Il Folletto si volta leggermente. La vede: Shae – che ormai tutti (?) credevamo di non rivedere più – entra nella sala. Capiamo che è lei ancor prima di vederla, lo capiamo negli occhi di Tyrion, nel respiro che gli si fa affannoso. La segue con lo sguardo senza riuscire a riprendere fiato. Ella, guardando terra, giura su tutti gli dei che la sua testimonianza sarà onesta e, sempre guardando terra, dice Tyrion colpevole. Ogni speranza svanisce in quell’istante, Tyrion si accascia nel suo banco, per non rialzarsi che alla fine.
L’interessato Oberyn Martell chiede alla testimone come mai una semplice cameriera sappia tante cose.

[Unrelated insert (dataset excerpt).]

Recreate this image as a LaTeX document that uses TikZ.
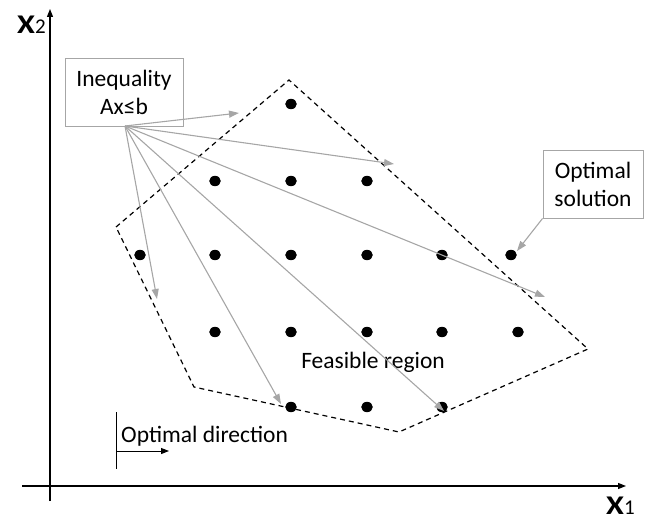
\documentclass[tikz,border=0pt]{standalone}
\usepackage{fontspec}
\setmainfont{Carlito}
\usetikzlibrary{arrows.meta}
\definecolor{fan}{HTML}{A6A6A6}
\begin{document}
\begin{tikzpicture}[x=1pt,y=-1pt,
  lbl/.style={font=\fontsize{23.5}{28}\selectfont, inner sep=0pt},
  infobox/.style={draw=fan, line width=0.9pt, align=center, inner sep=0pt,
    font=\fontsize{23.5}{28}\selectfont},
  axis/.style={line width=1.3pt, -{Triangle[length=8pt,width=6pt]}},
  fanarrow/.style={draw=fan, line width=1.1pt, -{Triangle[length=10pt,width=7pt]}},
  boundary/.style={draw=black, line width=1.2pt, dash pattern=on 5pt off 4pt},
  axlbl/.style={inner sep=0pt, anchor=base west}]
\useasboundingbox (0,0) rectangle (650,521);

% axes
\coordinate (xo) at (22,486);
\coordinate (xe) at (626,486);
\coordinate (yo) at (50,501);
\coordinate (ye) at (50,9);
\draw[axis] (xo) -- (xe);
\draw[axis] (yo) -- (ye);
\node[axlbl] (xtwo) at (17,34) {\scalebox{1.2}[1]{\fontsize{27}{28}\selectfont\bfseries X}{\fontsize{21}{22}\selectfont 2}};
\node[axlbl] (xone) at (606,514) {\scalebox{1.2}[1]{\fontsize{27}{28}\selectfont\bfseries X}{\fontsize{21}{22}\selectfont 1}};

% feasible region boundary
\coordinate (pl) at (116,227);
\coordinate (pt) at (289,80);
\coordinate (pr) at (588,349);
\coordinate (pb) at (399,432);
\coordinate (pbl) at (194,387);
\draw[boundary] (pl) -- (pt) -- (pr) -- (pb) -- (pbl) -- cycle;

% integer points
\foreach \px/\py in {291/104,
  215/181, 291/181, 367/181,
  140/255, 215/255, 291/255, 367/255, 442/255, 511/255,
  215/332, 291/332, 367/332, 442/332, 518/332,
  291/407, 367/407, 442/407}
  \fill (\px,\py) ellipse [x radius=5.8pt, y radius=5.2pt];

% labels and boxes
\node[infobox, minimum width=118pt, minimum height=68pt] (ineq) at (124,92) {Inequality\\Ax≤b};
\node[infobox, minimum width=100pt, minimum height=68pt] (opt) at (593,184) {Optimal\\solution};
\node[lbl, anchor=base] (feas) at (373,368) {Feasible region};
\node[lbl, anchor=base west] (dirlbl) at (121,442) {Optimal direction};

% constraint normals fanning out of the inequality box
\coordinate (fo) at (125,126);
\coordinate (f1) at (239,113);
\coordinate (f2) at (394,164);
\coordinate (f3) at (545,297);
\coordinate (f4) at (444,411);
\coordinate (f5) at (281,404);
\coordinate (f6) at (157,299);
\foreach \t in {f1,f2,f3,f4,f5,f6}
  \draw[fanarrow] (fo) -- (\t);

% pointer to the optimal point
\coordinate (os) at (517,251);
\draw[fanarrow] (opt.south west) -- (os);

% optimal direction marker
\coordinate (dtop) at (116,412);
\coordinate (dbot) at (116,469);
\coordinate (dmid) at (116,451);
\coordinate (dend) at (169,451);
\draw[line width=0.8pt] (dtop) -- (dbot);
\draw[line width=1pt, -{Triangle[length=8pt,width=6pt]}] (dmid) -- (dend);
\end{tikzpicture}
\end{document}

È qui che trovano seguito le ultime parole che gli amanti si erano scambiati prima che lei partisse. “Ero la sua puttana”, e rilegge tutta la loro storia alla luce di questo. Tyrion la prega di fermarsi. Con la voce rotta gli ripete “Sono una puttana, ricordi?”.

Cominciano ora i due minuti e mezzo più lunghi dell’intero episodio e di molti altri assieme. Sotto lo sguardo impotente del fratello, un Tyrion senza più nulla da perdere, schifato da tutto ciò che ha attorno, confessa rabbioso di essere colpevole: colpevole di essere un nano, perché è tutta la vita che viene giudicato per questo! Non ha ucciso Joffrey ma avrebbe voluto farlo, e non vuole morire per un omicidio che non ha commesso. Poiché sa che giustizia in quel processo non può averne, vuole che siano gli dei a decidere il suo destino: chiede un processo per singolar tenzone. Tutto questo è detto d’un fiato, a denti serrati, amaramente, da un magistrale Peter Dinklage.